At its press conference this morning, GM made a bigger deal of the Coskata partnership than I expected. Not only were many of the people from the Chicago briefings at the show, but Mr. Ethanol Moneybags (by which I mean an investor who funds a lot of ethanol companies, including Coskata) Vinod Khosla himself was mingling with the Coskata and GM brass (Bob Lutz, Larry Burns, Mary Beth Stanek) right in front of the stage before the proceedings officially began. When things got going, a juggler performed a quite cool routine in time with the Beatle's "Golden Slumbers/Carry That Wieght/Ending" (see the above video for a few seconds of that).

After the juggler and an atrocious video intro (my skin crawls whenever there is a slick corporate movie playing), GM Chairman and CEO Rick Wagoner dove headfirst into the alternative fuel issue, highlighting not only GM's recent green steps (the Volt, the Vue PHEV, the AUTOtonomy and more) but talked about just how much fuel we use, as Americans and as people around the world. Right now, we use roughly 1,000 barrels of oil a second. Also, the world will need 70 percent more energy in 2030 than it did in 2004. Yikes.

So, what's the good news? Well, from GM's perspective this morning, it's the Saab 9-4X BioPower, the biofuelable Hummer HX concept (pics coming soon) and the GM-Coskata partnership (Oh, and there will an announcement on the Chevy Volt's production status tomorrow Wagoner said). After Wagoner announced the Coskata partnership, Bill Roe and Vinod Khosla stepped onto the stage and said a few words.

The cars are cool and all, but GM is certainly going heavy on the cellolosic ethanol thing. The message I took away from the event is that the future is fuel. Wagoner said that nothing that a carmaker can do will reduce gasoline use as much and as quickly as running more vehicles on ethanol. EV, PHEVs, hybrids and hydrogen remain an important goal, but right now ethanol is vital. Wagoner repeated his call to increase the number of E85 stations in the U.S. and said automakers need to step up and build more E85-capable vehicles.

You can listen to the whole spiel here (23 min, 16 MB).


Above the GM stage (and peppered throughout the company's obscenely large display area for vehicles from the stable of GM brands - Saab, HUMMER, Saturn, etc.) large display screens cycled through a series of alternative energy myth vs. facts. I've added them to a gallery of images below, and the text is as follows:

Myth: Americans don't support using alternative fuels.
Fact: 88% of U.S. adults are in favor of renewable energy sources.

Myth: Corn-based ethanol takes food off our plates.
Fact: The U.S. Government predicts a corn surplus in 2008.

Myth: Ethanol could never significantly reduce the use of gasoline/diesel fuel.
Fact: By 2030, the U.S. can produce enough ethanol to REDUCE THE USE of fossil fuels by 30%.

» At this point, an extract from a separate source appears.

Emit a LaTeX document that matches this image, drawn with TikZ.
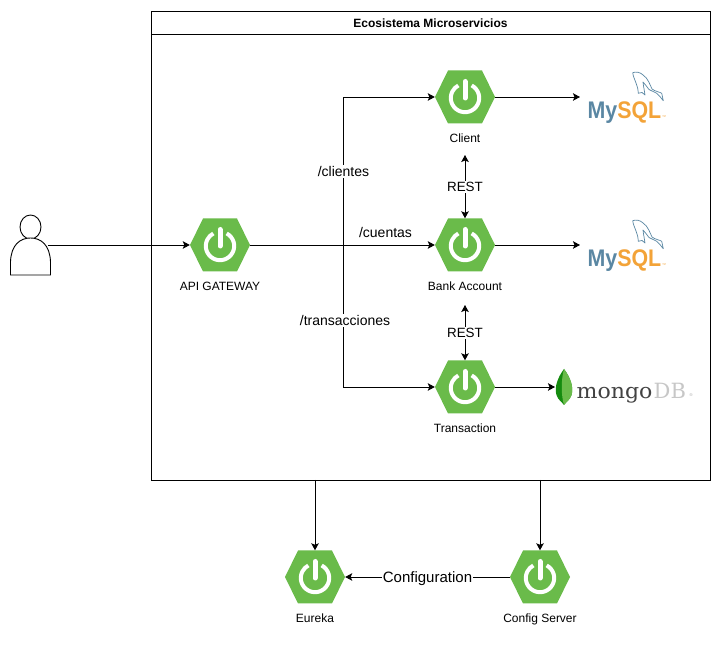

Myth: One SUV's worth of ethanol could feed a man for a whole year.
Fact: Only if the man can survive on five bushels of field corn.

Myth: The energy used to make ethanol wipes out the environmental benefits.
Fact: Ethanol reduces CO2 and creates more energy.

Myth: Ethanol = higher priced corn.
Fact: Rising energy costs played a major role.

We can deconstruct these lines another time (there's more to cover here in Detroit right now), but I just thought I'd share.